Sin embargo, entre tanto caos navideño, no todo está perdido. Netflix también ha lanzado La hermana de nieve, un filme noruego que, a pesar de haber pasado desapercibido para muchos, destaca por su autenticidad en medio de la mediocridad reinante. Basada en el exitoso libro homónimo de Maja Lunde y Lisa Aisato, el cual ha vendido más de 250.000 copias en Noruega y ha sido traducido a 31 idiomas, esta película ofrece una historia emotiva y genuina.
Tras la muerte de su hermana, la familia de Julian se olvida de la Navidad, dejando al niño de 11 años con el temor de que este año no habrá celebración. Todo cambia cuando conoce a una carismática joven con un gran espíritu festivo, quien logra devolverle la esperanza. La hermana de nieve es un filme bello, melancólico, algo triste en el fondo, que, a diferencia de otras propuestas navideñas, brinda una reflexión sobre el duelo, la amistad y la magia que aún puede existir en estas fechas.

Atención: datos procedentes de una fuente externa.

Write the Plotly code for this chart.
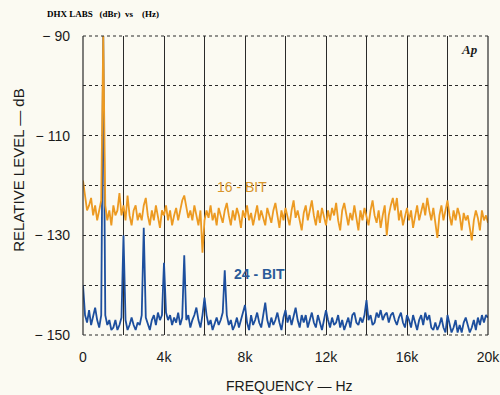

El público también juega un papel en este declive. Hemos aceptado, como espectadores, que el cine navideño sea considerado un «género menor», una excusa para tener algo de fondo mientras decoramos el árbol. Esta permisividad ha permitido que producciones como las de Netflix dominen el mercado. Pero el hecho de que una película sea ligera no debe implicar que sea mediocre. El humor puede ser inteligente y la fantasía, conmovedora.
Al final, parece que el cine navideño ha perdido la brújula, buscando sorpresas en los lugares equivocados. Tal vez la verdadera magia esté en las historias que, sin ser grandiosas, nos hablan de lo que realmente importa. Y mientras las absurdas se apilan, algunas siguen recordándonos que lo más valioso no siempre necesita efectos especiales ni muñecos transformados en hombres atractivos.